OBJECTIVE >> Without the pictures, set down every line of the data exactly.

»»

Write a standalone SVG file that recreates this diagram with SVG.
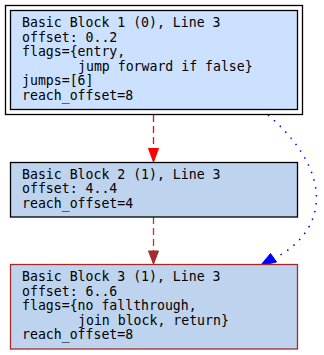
<svg xmlns="http://www.w3.org/2000/svg" width="324" height="355" viewBox="0 0 324 355">
  <style>
    .lbl { font-family: "DejaVu Sans Mono", "Liberation Mono", monospace; font-size: 13.2px; fill: #000; }
    .box { stroke-width: 1.3; }
  </style>
  <rect width="324" height="355" fill="#fff"/>

  <g id="connectors">
    <!-- block 1 -> block 2 -->
    <line x1="153.5" y1="115" x2="153.5" y2="149" stroke="#ff0000" stroke-width="1.3" stroke-dasharray="7,4"/>
    <polygon points="148.5,148.5 158.5,148.5 153.5,162" fill="#ff0000" stroke="#ff0000" stroke-width="1"/>
    <!-- block 2 -> block 3 -->
    <line x1="153.5" y1="217" x2="153.5" y2="251" stroke="#d03030" stroke-width="1.3" stroke-dasharray="7,4"/>
    <polygon points="148.5,251 158.5,251 153.5,264" fill="#a52a2a" stroke="#a52a2a" stroke-width="1"/>
    <!-- block 1 -> block 3 (jump) -->
    <path d="M268,115 C300,142 330,185 310,225 C302,240 290,250 275,258" fill="none" stroke="#0000ff" stroke-width="1.5" stroke-dasharray="1.5,6.5"/>
    <polygon points="260.5,265.5 270.5,253.5 276.5,262" fill="#0000ff" stroke="#0000ff" stroke-width="1"/>
  </g>

  <g id="block1">
    <rect x="5.5" y="5.5" width="297" height="109" fill="none" stroke="#000" class="box"/>
    <rect x="10.5" y="10.5" width="287" height="99" fill="#cce0ff" stroke="#000" class="box"/>
    <text class="lbl" x="22" y="27">Basic Block 1 (0), Line 3</text>
    <text class="lbl" x="22" y="41.5">offset: 0..2</text>
    <text class="lbl" x="22" y="56">flags={entry,</text>
    <text class="lbl" x="78" y="70.5">jump forward if false}</text>
    <text class="lbl" x="22" y="85">jumps=[6]</text>
    <text class="lbl" x="22" y="99.5">reach_offset=8</text>
  </g>

  <g id="block2">
    <rect x="10.5" y="162.5" width="287" height="54.5" fill="#bed3ee" stroke="#000" class="box"/>
    <text class="lbl" x="22" y="178.5">Basic Block 2 (1), Line 3</text>
    <text class="lbl" x="22" y="193">offset: 4..4</text>
    <text class="lbl" x="22" y="207.5">reach_offset=4</text>
  </g>

  <g id="block3">
    <rect x="10.5" y="264.5" width="287" height="84.5" fill="#bed3ee" stroke="#a52a2a" class="box"/>
    <text class="lbl" x="22" y="281">Basic Block 3 (1), Line 3</text>
    <text class="lbl" x="22" y="295.5">offset: 6..6</text>
    <text class="lbl" x="22" y="310">flags={no fallthrough,</text>
    <text class="lbl" x="78" y="324.5">join block, return}</text>
    <text class="lbl" x="22" y="339">reach_offset=8</text>
  </g>
</svg>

««

OUTPUT >>
Write a standalone SVG file that recreates this diagram with SVG.
<svg xmlns="http://www.w3.org/2000/svg" width="324" height="355" viewBox="0 0 324 355">
  <style>
    .lbl { font-family: "DejaVu Sans Mono", "Liberation Mono", monospace; font-size: 13.2px; fill: #000; }
    .box { stroke-width: 1.3; }
  </style>
  <rect width="324" height="355" fill="#fff"/>

  <g id="connectors">
    <!-- block 1 -> block 2 -->
    <line x1="153.5" y1="115" x2="153.5" y2="149" stroke="#ff0000" stroke-width="1.3" stroke-dasharray="7,4"/>
    <polygon points="148.5,148.5 158.5,148.5 153.5,162" fill="#ff0000" stroke="#ff0000" stroke-width="1"/>
    <!-- block 2 -> block 3 -->
    <line x1="153.5" y1="217" x2="153.5" y2="251" stroke="#d03030" stroke-width="1.3" stroke-dasharray="7,4"/>
    <polygon points="148.5,251 158.5,251 153.5,264" fill="#a52a2a" stroke="#a52a2a" stroke-width="1"/>
    <!-- block 1 -> block 3 (jump) -->
    <path d="M268,115 C300,142 330,185 310,225 C302,240 290,250 275,258" fill="none" stroke="#0000ff" stroke-width="1.5" stroke-dasharray="1.5,6.5"/>
    <polygon points="260.5,265.5 270.5,253.5 276.5,262" fill="#0000ff" stroke="#0000ff" stroke-width="1"/>
  </g>

  <g id="block1">
    <rect x="5.5" y="5.5" width="297" height="109" fill="none" stroke="#000" class="box"/>
    <rect x="10.5" y="10.5" width="287" height="99" fill="#cce0ff" stroke="#000" class="box"/>
    <text class="lbl" x="22" y="27">Basic Block 1 (0), Line 3</text>
    <text class="lbl" x="22" y="41.5">offset: 0..2</text>
    <text class="lbl" x="22" y="56">flags={entry,</text>
    <text class="lbl" x="78" y="70.5">jump forward if false}</text>
    <text class="lbl" x="22" y="85">jumps=[6]</text>
    <text class="lbl" x="22" y="99.5">reach_offset=8</text>
  </g>

  <g id="block2">
    <rect x="10.5" y="162.5" width="287" height="54.5" fill="#bed3ee" stroke="#000" class="box"/>
    <text class="lbl" x="22" y="178.5">Basic Block 2 (1), Line 3</text>
    <text class="lbl" x="22" y="193">offset: 4..4</text>
    <text class="lbl" x="22" y="207.5">reach_offset=4</text>
  </g>

  <g id="block3">
    <rect x="10.5" y="264.5" width="287" height="84.5" fill="#bed3ee" stroke="#a52a2a" class="box"/>
    <text class="lbl" x="22" y="281">Basic Block 3 (1), Line 3</text>
    <text class="lbl" x="22" y="295.5">offset: 6..6</text>
    <text class="lbl" x="22" y="310">flags={no fallthrough,</text>
    <text class="lbl" x="78" y="324.5">join block, return}</text>
    <text class="lbl" x="22" y="339">reach_offset=8</text>
  </g>
</svg>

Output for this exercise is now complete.